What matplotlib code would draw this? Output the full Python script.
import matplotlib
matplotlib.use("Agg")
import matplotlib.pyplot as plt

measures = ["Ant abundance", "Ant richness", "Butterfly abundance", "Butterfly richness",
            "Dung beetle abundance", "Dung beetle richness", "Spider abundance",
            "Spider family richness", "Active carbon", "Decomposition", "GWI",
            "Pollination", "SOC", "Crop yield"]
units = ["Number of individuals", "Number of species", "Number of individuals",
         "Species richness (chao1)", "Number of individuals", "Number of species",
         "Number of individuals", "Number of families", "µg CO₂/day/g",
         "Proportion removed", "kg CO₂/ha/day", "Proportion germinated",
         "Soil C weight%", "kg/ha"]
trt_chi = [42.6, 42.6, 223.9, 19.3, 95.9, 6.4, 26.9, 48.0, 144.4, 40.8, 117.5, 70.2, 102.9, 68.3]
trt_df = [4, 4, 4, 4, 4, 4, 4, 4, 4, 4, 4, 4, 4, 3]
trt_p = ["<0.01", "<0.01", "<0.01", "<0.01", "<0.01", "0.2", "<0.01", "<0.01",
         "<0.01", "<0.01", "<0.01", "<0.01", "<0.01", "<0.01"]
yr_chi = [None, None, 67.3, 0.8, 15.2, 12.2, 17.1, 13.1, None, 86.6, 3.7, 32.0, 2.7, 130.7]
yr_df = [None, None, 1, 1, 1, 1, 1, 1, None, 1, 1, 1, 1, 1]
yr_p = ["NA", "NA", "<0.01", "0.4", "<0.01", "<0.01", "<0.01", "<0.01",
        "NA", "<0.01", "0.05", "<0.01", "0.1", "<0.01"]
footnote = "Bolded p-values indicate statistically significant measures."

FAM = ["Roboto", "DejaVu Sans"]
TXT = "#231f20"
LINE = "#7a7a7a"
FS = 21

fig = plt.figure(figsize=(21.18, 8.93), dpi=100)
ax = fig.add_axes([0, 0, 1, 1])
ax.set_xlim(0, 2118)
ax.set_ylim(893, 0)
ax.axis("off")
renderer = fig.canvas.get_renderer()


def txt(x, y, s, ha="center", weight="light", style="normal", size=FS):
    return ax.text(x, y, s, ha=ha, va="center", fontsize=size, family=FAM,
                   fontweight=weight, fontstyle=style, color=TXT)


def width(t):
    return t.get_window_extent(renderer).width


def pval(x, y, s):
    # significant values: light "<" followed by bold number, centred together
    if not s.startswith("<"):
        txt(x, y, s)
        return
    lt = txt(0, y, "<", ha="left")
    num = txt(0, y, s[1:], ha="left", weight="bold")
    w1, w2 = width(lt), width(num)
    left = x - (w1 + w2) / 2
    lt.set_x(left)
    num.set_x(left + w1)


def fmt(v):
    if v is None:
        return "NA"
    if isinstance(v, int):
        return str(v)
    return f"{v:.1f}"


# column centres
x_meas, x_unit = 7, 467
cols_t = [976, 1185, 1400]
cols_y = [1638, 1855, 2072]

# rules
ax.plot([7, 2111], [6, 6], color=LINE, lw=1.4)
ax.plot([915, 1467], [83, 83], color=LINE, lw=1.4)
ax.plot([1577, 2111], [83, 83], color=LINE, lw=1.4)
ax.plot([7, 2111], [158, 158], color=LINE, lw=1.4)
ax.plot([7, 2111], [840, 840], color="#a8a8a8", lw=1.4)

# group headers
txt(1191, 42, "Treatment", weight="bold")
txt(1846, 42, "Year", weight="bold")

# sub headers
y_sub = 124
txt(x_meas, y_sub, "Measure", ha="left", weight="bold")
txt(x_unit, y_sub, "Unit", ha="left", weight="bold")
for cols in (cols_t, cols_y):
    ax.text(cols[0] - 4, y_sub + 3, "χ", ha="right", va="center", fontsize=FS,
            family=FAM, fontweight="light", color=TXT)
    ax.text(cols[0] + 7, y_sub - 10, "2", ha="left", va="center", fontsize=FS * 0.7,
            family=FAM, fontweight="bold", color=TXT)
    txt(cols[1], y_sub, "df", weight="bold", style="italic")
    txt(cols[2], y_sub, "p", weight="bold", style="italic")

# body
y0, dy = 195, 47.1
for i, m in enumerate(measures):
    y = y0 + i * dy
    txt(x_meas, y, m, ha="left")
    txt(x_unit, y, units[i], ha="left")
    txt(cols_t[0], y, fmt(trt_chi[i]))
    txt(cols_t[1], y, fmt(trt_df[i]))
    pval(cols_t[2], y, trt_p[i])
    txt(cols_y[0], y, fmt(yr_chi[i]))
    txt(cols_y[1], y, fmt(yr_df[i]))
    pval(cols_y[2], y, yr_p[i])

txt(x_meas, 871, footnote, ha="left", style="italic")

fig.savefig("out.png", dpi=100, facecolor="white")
━━━━━━━━━━━━━━━━
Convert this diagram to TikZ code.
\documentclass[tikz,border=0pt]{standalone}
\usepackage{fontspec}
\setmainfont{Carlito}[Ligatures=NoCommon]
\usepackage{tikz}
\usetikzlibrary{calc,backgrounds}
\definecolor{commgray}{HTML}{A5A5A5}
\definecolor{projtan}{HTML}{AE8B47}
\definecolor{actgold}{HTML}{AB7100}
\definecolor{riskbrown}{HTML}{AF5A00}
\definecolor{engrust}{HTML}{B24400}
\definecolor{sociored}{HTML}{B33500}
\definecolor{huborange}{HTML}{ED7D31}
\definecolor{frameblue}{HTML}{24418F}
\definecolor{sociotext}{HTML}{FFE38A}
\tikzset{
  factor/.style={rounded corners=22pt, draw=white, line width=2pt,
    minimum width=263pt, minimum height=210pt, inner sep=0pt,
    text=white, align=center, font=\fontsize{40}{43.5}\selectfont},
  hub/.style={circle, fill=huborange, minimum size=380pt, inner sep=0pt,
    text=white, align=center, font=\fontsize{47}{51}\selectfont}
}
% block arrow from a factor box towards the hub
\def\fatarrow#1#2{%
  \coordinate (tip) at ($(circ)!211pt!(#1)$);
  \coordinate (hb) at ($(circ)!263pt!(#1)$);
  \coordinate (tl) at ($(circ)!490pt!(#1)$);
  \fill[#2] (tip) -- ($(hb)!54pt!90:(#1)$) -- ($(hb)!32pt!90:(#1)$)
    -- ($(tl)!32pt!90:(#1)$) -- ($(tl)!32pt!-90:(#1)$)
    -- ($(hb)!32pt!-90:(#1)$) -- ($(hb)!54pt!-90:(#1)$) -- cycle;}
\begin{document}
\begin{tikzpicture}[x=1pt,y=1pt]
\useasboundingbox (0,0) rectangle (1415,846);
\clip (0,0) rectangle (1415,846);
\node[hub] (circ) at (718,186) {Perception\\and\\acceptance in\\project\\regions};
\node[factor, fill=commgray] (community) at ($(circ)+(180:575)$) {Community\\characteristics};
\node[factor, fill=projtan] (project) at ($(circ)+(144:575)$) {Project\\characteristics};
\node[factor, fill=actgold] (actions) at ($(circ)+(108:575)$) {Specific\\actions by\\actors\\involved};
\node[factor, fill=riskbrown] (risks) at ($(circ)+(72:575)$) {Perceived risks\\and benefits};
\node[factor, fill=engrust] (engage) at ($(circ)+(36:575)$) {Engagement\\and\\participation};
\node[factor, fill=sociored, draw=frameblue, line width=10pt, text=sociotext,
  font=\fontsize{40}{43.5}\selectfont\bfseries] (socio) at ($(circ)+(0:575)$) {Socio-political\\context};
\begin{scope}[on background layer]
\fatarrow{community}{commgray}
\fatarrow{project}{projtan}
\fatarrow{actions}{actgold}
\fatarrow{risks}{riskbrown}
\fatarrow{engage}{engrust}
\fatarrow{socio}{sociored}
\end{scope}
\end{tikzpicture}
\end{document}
━━━━━━━━━━━━━━━━
→ Written problem: Return each line in the records that holds the string "code".

→ Output for this exercise:
What matplotlib code would draw this? Output the full Python script.
Convert this diagram to TikZ code.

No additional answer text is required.